The luxury sector has lost about 50mn customers in the last two years, according to Bain & Co, many of them young people turned off by the sector’s increasingly high prices. Vevers says that what people want from a handbag has changed: “The idea of status has shifted. Design is becoming increasingly important. People are interested in the new. In new brands. You cannot stand still.”
He and his team continue to mine the archives for hits like its £375 Tabby bag and sold-out £695 Kisslock Frame bag (which has a 25,000-person waiting list). But the success of last year’s Brooklyn style, a pared-back hobo bag that was an entirely new design, has encouraged Vevers to be more inventive — and trust his gut.
“There were so many industry rules that bag [broke],” he says. “It’s unlined, it’s super simple, it has such discrete branding. It has very little functionality, just a simple magnetic snap and you can only wear it one way, over your shoulder. If we’d looked back at our history or at what our competitors [were doing], we would not have believed in it. But we just felt instinctively that it was really right for us.
“So now when we’re exploring our new ideas, I’m very conscious that we’re looking for something new, something different,” he continues. “There’s no point trying to design Brooklyn 2.”

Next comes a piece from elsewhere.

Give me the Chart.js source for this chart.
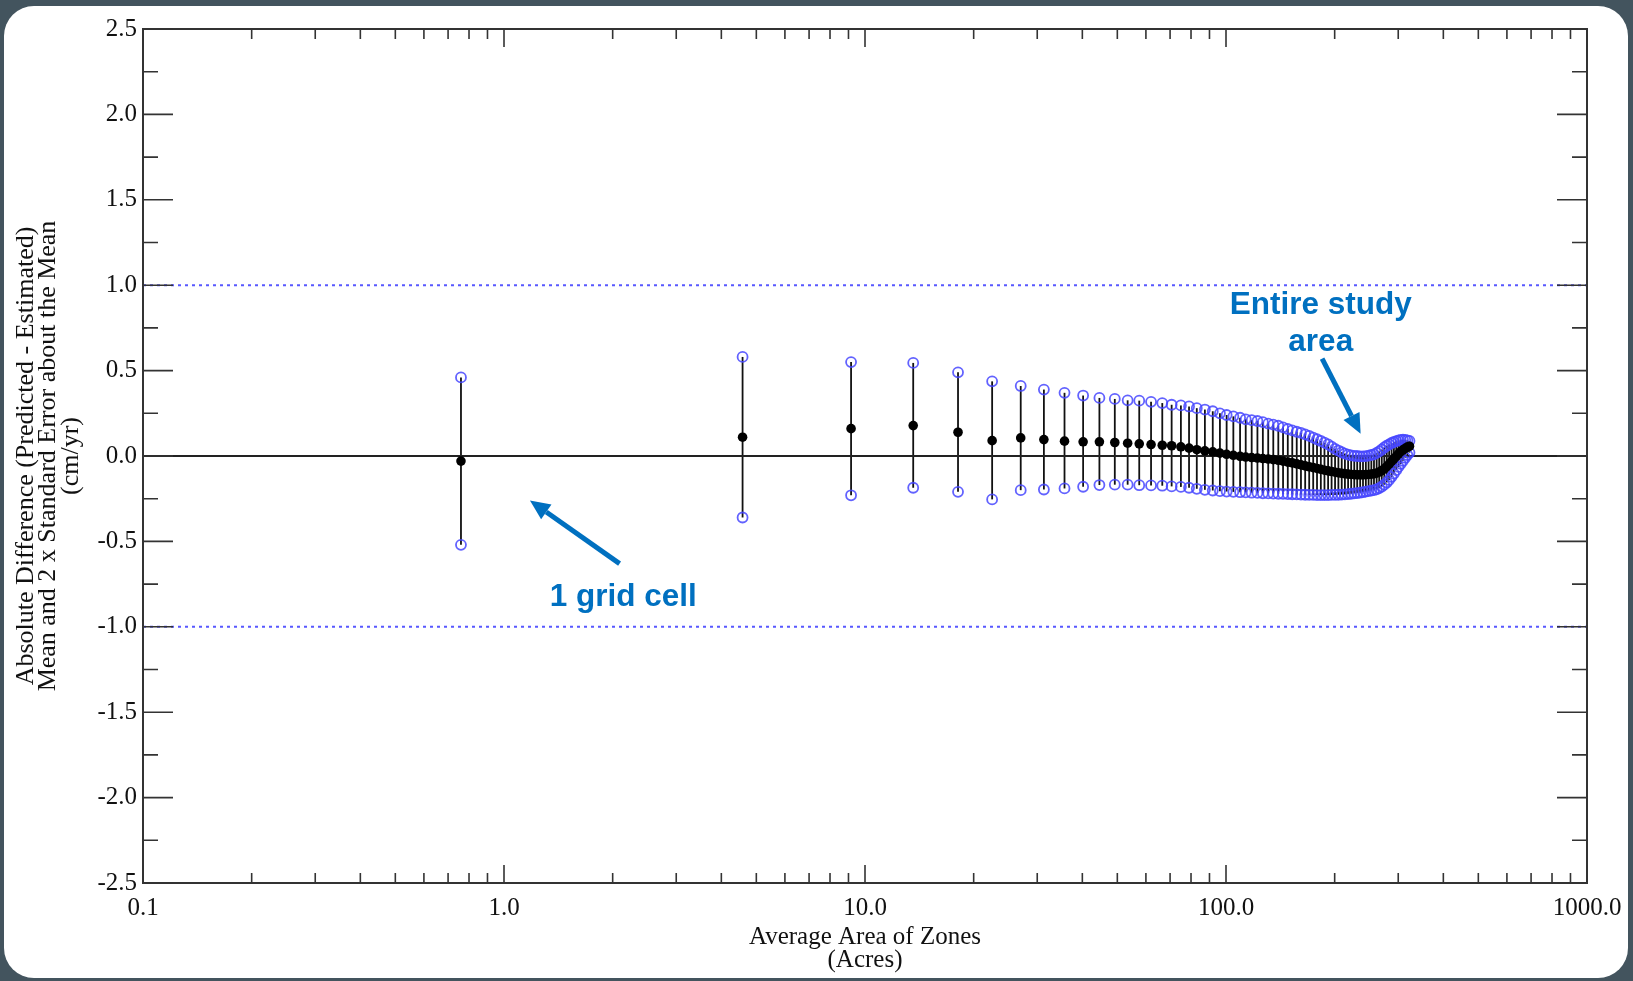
<!DOCTYPE html>
<html>
<head>
<meta charset="utf-8">
<script src="https://cdn.jsdelivr.net/npm/chart.js@4.4.1/dist/chart.umd.min.js"></script>
<style>
  html, body { margin: 0; padding: 0; width: 1633px; height: 981px; overflow: hidden; background: #43545e; }
  #card { position: absolute; left: 4px; top: 6px; width: 1624px; height: 972px; background: #fff; border-radius: 30px; }
  #chart { position: absolute; left: 0; top: 0; }
</style>
</head>
<body>
<div id="card"></div>
<canvas id="chart" width="1633" height="981"></canvas>
<script>
// average zone area (acres)
const areas = [
  0.76, 4.58, 9.15, 13.6, 18.1, 22.5, 27.0, 31.3, 35.7, 40.2,
  44.6, 49.2, 53.4, 57.5, 62.0, 66.6, 70.7, 75.0, 79.0, 83.0,
  87.4, 91.9, 96.2, 100.4, 104.8, 109.4, 113.4, 117.8, 122.2, 126.5,
  130.9, 135.2, 139.6, 143.9, 148.3, 152.6, 157.0, 161.3, 165.7, 170.0,
  174.4, 178.7, 183.1, 187.4, 191.8, 196.1, 200.5, 204.8, 209.2, 213.5,
  217.9, 222.2, 226.6, 230.9, 235.3, 239.6, 244.0, 248.3, 252.7, 257.0,
  261.4, 265.7, 270.1, 274.4, 278.8, 283.1, 287.5, 291.8, 296.2, 300.5,
  304.9, 309.2, 313.6, 317.9, 322.3
];
// mean absolute difference (cm/yr)
const meanDiff = [
  -0.03, 0.11, 0.16, 0.178, 0.139, 0.09, 0.106, 0.096, 0.087, 0.083,
  0.083, 0.079, 0.075, 0.071, 0.067, 0.063, 0.06, 0.054, 0.046, 0.037,
  0.03, 0.024, 0.017, 0.01, 0.004, -0.002, -0.006, -0.009, -0.012, -0.015,
  -0.018, -0.021, -0.025, -0.03, -0.036, -0.04, -0.046, -0.052, -0.058, -0.063,
  -0.068, -0.073, -0.078, -0.083, -0.087, -0.091, -0.095, -0.098, -0.101, -0.104,
  -0.106, -0.108, -0.109, -0.11, -0.11, -0.11, -0.109, -0.108, -0.106, -0.104,
  -0.1, -0.094, -0.085, -0.075, -0.062, -0.048, -0.032, -0.017, -0.002, 0.012,
  0.025, 0.036, 0.045, 0.052, 0.057
];
// mean + 2 x standard error
const upper2se = [
  0.46, 0.58, 0.55, 0.545, 0.49, 0.437, 0.41, 0.389, 0.37, 0.354,
  0.34, 0.334, 0.326, 0.324, 0.317, 0.31, 0.30, 0.296, 0.29, 0.28,
  0.272, 0.262, 0.25, 0.24, 0.232, 0.224, 0.215, 0.21, 0.205, 0.198,
  0.19, 0.184, 0.177, 0.168, 0.158, 0.15, 0.142, 0.135, 0.127, 0.118,
  0.108, 0.098, 0.088, 0.078, 0.068, 0.055, 0.042, 0.032, 0.022, 0.014,
  0.008, 0.004, 0.001, 0.0, -0.002, -0.002, -0.001, 0.002, 0.006, 0.01,
  0.018, 0.027, 0.038, 0.05, 0.06, 0.068, 0.076, 0.082, 0.087, 0.091,
  0.094, 0.095, 0.094, 0.092, 0.088
];
// mean - 2 x standard error
const lower2se = [
  -0.52, -0.36, -0.23, -0.186, -0.21, -0.254, -0.20, -0.196, -0.19, -0.18,
  -0.17, -0.168, -0.168, -0.171, -0.172, -0.174, -0.178, -0.181, -0.186, -0.192,
  -0.198, -0.202, -0.206, -0.208, -0.21, -0.212, -0.213, -0.215, -0.216, -0.218,
  -0.219, -0.22, -0.221, -0.222, -0.223, -0.224, -0.225, -0.226, -0.227, -0.228,
  -0.228, -0.229, -0.229, -0.229, -0.229, -0.228, -0.228, -0.227, -0.226, -0.225,
  -0.223, -0.221, -0.219, -0.217, -0.215, -0.212, -0.209, -0.206, -0.203, -0.2,
  -0.195, -0.188, -0.179, -0.168, -0.155, -0.14, -0.122, -0.103, -0.083, -0.064,
  -0.046, -0.028, -0.01, 0.006, 0.02
];

const xTickValues = [0.1, 1, 10, 100, 1000];
const xMinorTicks = [0.2, 0.3, 0.4, 0.5, 0.6, 0.7, 0.8, 0.9, 2, 3, 4, 5, 6, 7, 8, 9,
  20, 30, 40, 50, 60, 70, 80, 90, 200, 300, 400, 500, 600, 700, 800, 900];
const yTickValues = [-2.5, -2.0, -1.5, -1.0, -0.5, 0.0, 0.5, 1.0, 1.5, 2.0, 2.5];
const yMinorTicks = [-2.25, -1.75, -1.25, -0.75, -0.25, 0.25, 0.75, 1.25, 1.75, 2.25];
const refLevels = [1.0, -1.0];
const zeroLevel = 0.0;

const yTitle = ['Absolute Difference (Predicted - Estimated)', 'Mean and 2 x Standard Error about the Mean', '(cm/yr)'];
const xTitle = ['Average Area of Zones', '(Acres)'];

// annotations, anchored in data units
const notes = [
  { lines: ['1 grid cell'], x: 2.14, y: [-0.83], from: [2.09, -0.63], to: [1.18, -0.26] },
  { lines: ['Entire study', 'area'], x: 183, y: [0.885, 0.665], from: [184.6, 0.57], to: [236, 0.13] }
];

const serif = "'Liberation Serif', 'Times New Roman', serif";
const blue = 'rgba(70, 70, 255, 0.85)';

const pts = (ys) => areas.map((a, i) => ({ x: a, y: ys[i] }));
const hLine = (lv) => [{ x: xTickValues[0], y: lv }, { x: xTickValues[xTickValues.length - 1], y: lv }];

const errorBars = {
  id: 'errorBars',
  beforeDatasetsDraw(chart) {
    const { ctx, chartArea, scales: { x, y } } = chart;
    ctx.save();
    ctx.beginPath();
    ctx.rect(chartArea.left, chartArea.top, chartArea.right - chartArea.left, chartArea.bottom - chartArea.top);
    ctx.clip();
    ctx.strokeStyle = '#111';
    ctx.lineWidth = 1.8;
    areas.forEach((a, i) => {
      const px = x.getPixelForValue(a);
      ctx.beginPath();
      ctx.moveTo(px, y.getPixelForValue(lower2se[i]));
      ctx.lineTo(px, y.getPixelForValue(upper2se[i]));
      ctx.stroke();
    });
    ctx.restore();
  }
};

const frame = {
  id: 'frame',
  afterDraw(chart) {
    const { ctx, chartArea: { left, right, top, bottom }, scales: { x, y } } = chart;
    ctx.save();
    ctx.strokeStyle = '#333';
    ctx.lineWidth = 2;
    ctx.strokeRect(left, top, right - left, bottom - top);
    ctx.lineWidth = 1.6;
    ctx.beginPath();
    const yTick = (v, len) => {
      const py = y.getPixelForValue(v);
      ctx.moveTo(left, py); ctx.lineTo(left + len, py);
      ctx.moveTo(right, py); ctx.lineTo(right - len, py);
    };
    const xTick = (v, len) => {
      const px = x.getPixelForValue(v);
      ctx.moveTo(px, bottom); ctx.lineTo(px, bottom - len);
      ctx.moveTo(px, top); ctx.lineTo(px, top + len);
    };
    yTickValues.forEach(v => yTick(v, 30));
    yMinorTicks.forEach(v => yTick(v, 15));
    xTickValues.forEach(v => xTick(v, 18));
    xMinorTicks.forEach(v => xTick(v, 10));
    ctx.stroke();

    // axis titles
    ctx.fillStyle = '#111';
    ctx.font = '26px ' + serif;
    ctx.textAlign = 'center';
    ctx.textBaseline = 'middle';
    const cy = (top + bottom) / 2;
    yTitle.forEach((t, i) => {
      ctx.save();
      ctx.translate(26 + i * 22.5, cy);
      ctx.rotate(-Math.PI / 2);
      ctx.fillText(t, 0, 0);
      ctx.restore();
    });
    ctx.font = '25px ' + serif;
    const cx = (left + right) / 2;
    xTitle.forEach((t, i) => ctx.fillText(t, cx, 937 + i * 23));
    ctx.restore();
  }
};

const callouts = {
  id: 'callouts',
  afterDraw(chart) {
    const { ctx, scales: { x, y } } = chart;
    ctx.save();
    ctx.fillStyle = '#0070c0';
    ctx.strokeStyle = '#0070c0';
    ctx.font = "bold 31.5px 'Liberation Sans', Arial, sans-serif";
    ctx.textAlign = 'center';
    ctx.textBaseline = 'middle';
    notes.forEach(n => {
      const px = x.getPixelForValue(n.x);
      n.lines.forEach((t, i) => ctx.fillText(t, px, y.getPixelForValue(n.y[i])));
      const x1 = x.getPixelForValue(n.from[0]), y1 = y.getPixelForValue(n.from[1]);
      const x2 = x.getPixelForValue(n.to[0]), y2 = y.getPixelForValue(n.to[1]);
      const ang = Math.atan2(y2 - y1, x2 - x1);
      const head = 20, half = 9;
      const bx = x2 - head * Math.cos(ang), by = y2 - head * Math.sin(ang);
      ctx.lineWidth = 5;
      ctx.beginPath();
      ctx.moveTo(x1, y1);
      ctx.lineTo(bx, by);
      ctx.stroke();
      ctx.beginPath();
      ctx.moveTo(x2, y2);
      ctx.lineTo(bx + half * Math.sin(ang), by - half * Math.cos(ang));
      ctx.lineTo(bx - half * Math.sin(ang), by + half * Math.cos(ang));
      ctx.closePath();
      ctx.fill();
    });
    ctx.restore();
  }
};

new Chart(document.getElementById('chart').getContext('2d'), {
  type: 'scatter',
  data: {
    datasets: [
      {
        label: 'Mean',
        data: pts(meanDiff),
        pointStyle: 'circle',
        pointRadius: 4.8,
        pointBackgroundColor: '#000',
        pointBorderColor: '#000',
        pointBorderWidth: 0,
        order: 0
      },
      {
        label: '+2 SE',
        data: pts(upper2se),
        pointRadius: 5,
        pointBackgroundColor: 'rgba(0,0,0,0)',
        pointBorderColor: blue,
        pointBorderWidth: 1.8,
        order: 1
      },
      {
        label: '-2 SE',
        data: pts(lower2se),
        pointRadius: 5,
        pointBackgroundColor: 'rgba(0,0,0,0)',
        pointBorderColor: blue,
        pointBorderWidth: 1.8,
        order: 1
      },
      {
        type: 'line',
        label: 'zero',
        data: hLine(zeroLevel),
        borderColor: '#222',
        borderWidth: 2,
        pointRadius: 0,
        order: 3
      },
      ...refLevels.map(lv => ({
        type: 'line',
        label: 'ref ' + lv,
        data: hLine(lv),
        borderColor: 'rgba(70, 70, 255, 0.9)',
        borderWidth: 2,
        borderDash: [3, 4],
        pointRadius: 0,
        order: 3
      }))
    ]
  },
  options: {
    responsive: false,
    animation: false,
    layout: { padding: { left: 0, right: 46, top: 29, bottom: 0 } },
    plugins: { legend: { display: false }, tooltip: { enabled: false } },
    scales: {
      x: {
        type: 'logarithmic',
        position: 'bottom',
        min: 0.1,
        max: 1000,
        grid: { display: false, drawTicks: false },
        border: { display: false },
        afterBuildTicks: s => { s.ticks = xTickValues.map(v => ({ value: v })); },
        afterFit: s => { s.height = 98; },
        ticks: {
          autoSkip: false,
          maxRotation: 0,
          padding: 10,
          color: '#111',
          font: { family: serif, size: 25 },
          callback: v => Number(v).toFixed(1)
        }
      },
      y: {
        type: 'linear',
        min: -2.5,
        max: 2.5,
        grid: { display: false, drawTicks: false },
        border: { display: false },
        afterBuildTicks: s => { s.ticks = yTickValues.map(v => ({ value: v })); },
        afterFit: s => { s.width = 143; },
        ticks: {
          padding: 6,
          color: '#111',
          font: { family: serif, size: 25 },
          callback: v => Number(v).toFixed(1)
        }
      }
    }
  },
  plugins: [errorBars, frame, callouts]
});
</script>
</body>
</html>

I ask Vevers how he has adapted to American work culture. “I’ve had to adjust my language. [As a British person] there are a lot of times where you are apologising [when giving feedback], or not really saying [what you mean]. ‘The sandwich’ is an American thing I was introduced to very early on, where you sandwich something negative in the middle of two positive things,” he says, laughing.
He used to apologise when he had to speak in front of large groups at Coach, but he’s become used to public speaking now. One thing he does miss about European office life? “I had gotten quite used to the August vacations.”